Well I'm in the UK and go to school ( )
We have one major problem. Internet filters.

A real pain, I'm sure you all know proxy sites. www.mathtunnel.com www.vtunnel.com . They keep getting filtered. I got hold of an old computer a few weeks ago, pentium III 650mhz, 256 ram, XP Pro (suprisingly).
I was thinking of using it as a Proxy hosting site accessed via IP address. The reason I'm not using my computer is simple. Sempron 64 bit's eat power like theres no tomorrow, LED fans use alot of power and a gfx card isnt really energy efficient so I gathered this little gaming beat with a120 watt PSU would be nice and economical.

Now, we have a few issues.
I have a dynamic IP provided by my ISP. Somehow, the computer will have to post somewhere it's current IP every 15 minutes or so, or email it me. Plus, I need some software that enables me to host a proxy site.
I have an unlimited 2.3 megabit connection so bandwidth shouldn't be an issue.
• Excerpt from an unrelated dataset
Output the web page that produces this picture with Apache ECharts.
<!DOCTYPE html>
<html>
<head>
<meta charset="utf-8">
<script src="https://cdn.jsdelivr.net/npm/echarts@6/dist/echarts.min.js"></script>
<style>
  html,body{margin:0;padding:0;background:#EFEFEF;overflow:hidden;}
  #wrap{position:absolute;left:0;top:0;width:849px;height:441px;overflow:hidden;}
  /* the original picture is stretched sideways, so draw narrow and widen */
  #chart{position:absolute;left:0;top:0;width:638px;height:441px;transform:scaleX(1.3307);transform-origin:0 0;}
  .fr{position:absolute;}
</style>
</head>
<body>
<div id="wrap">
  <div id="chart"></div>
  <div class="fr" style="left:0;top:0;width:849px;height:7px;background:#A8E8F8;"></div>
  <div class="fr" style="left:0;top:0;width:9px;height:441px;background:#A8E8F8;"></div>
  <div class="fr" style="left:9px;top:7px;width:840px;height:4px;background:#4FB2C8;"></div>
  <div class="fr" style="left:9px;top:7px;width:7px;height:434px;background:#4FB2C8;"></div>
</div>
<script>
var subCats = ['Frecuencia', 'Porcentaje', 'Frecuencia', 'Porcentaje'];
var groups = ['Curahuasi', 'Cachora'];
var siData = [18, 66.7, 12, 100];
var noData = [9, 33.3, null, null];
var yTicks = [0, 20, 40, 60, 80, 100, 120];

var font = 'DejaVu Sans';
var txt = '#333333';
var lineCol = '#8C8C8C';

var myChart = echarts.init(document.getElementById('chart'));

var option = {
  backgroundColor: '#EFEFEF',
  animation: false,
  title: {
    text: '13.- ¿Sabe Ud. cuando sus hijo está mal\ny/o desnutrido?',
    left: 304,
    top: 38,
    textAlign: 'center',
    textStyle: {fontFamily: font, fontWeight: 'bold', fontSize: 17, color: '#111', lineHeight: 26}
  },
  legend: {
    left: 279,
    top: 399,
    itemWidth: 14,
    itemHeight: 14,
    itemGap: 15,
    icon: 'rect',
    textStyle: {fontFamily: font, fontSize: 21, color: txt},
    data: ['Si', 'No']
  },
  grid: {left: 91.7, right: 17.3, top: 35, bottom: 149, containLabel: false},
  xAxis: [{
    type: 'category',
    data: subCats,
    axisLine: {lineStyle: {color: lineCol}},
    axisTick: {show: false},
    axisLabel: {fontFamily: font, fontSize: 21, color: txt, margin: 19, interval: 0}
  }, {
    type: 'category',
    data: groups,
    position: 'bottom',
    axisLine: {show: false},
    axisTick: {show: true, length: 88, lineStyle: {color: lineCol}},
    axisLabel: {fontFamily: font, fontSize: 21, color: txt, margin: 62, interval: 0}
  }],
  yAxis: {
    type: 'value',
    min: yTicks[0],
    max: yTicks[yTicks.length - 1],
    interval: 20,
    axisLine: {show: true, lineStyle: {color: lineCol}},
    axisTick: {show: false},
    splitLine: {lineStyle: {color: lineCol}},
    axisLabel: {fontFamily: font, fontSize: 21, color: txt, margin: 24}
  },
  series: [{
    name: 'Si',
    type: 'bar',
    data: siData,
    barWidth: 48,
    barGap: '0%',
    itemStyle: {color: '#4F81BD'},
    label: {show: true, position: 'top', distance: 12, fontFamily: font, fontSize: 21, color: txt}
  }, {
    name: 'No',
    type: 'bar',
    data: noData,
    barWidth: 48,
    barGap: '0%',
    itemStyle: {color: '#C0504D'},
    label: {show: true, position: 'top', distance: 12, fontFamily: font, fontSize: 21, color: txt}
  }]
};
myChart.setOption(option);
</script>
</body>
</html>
I hope you all understand what I'm saying.

Cheers (again)
Jack


----------



## Rockn (Jul 29, 2001)

Sorry, no one here will help you bypass the schools filters


----------



## jackdw (Jul 1, 2005)

It's not to go on anything dodgy. Theres a game, text based, darkthrone.com. Something me and a few friends go on during break only.


----------



## Rockn (Jul 29, 2001)

Sorry, the admins have put the restrictions in place for a reason. They will be contacting you shortly.


----------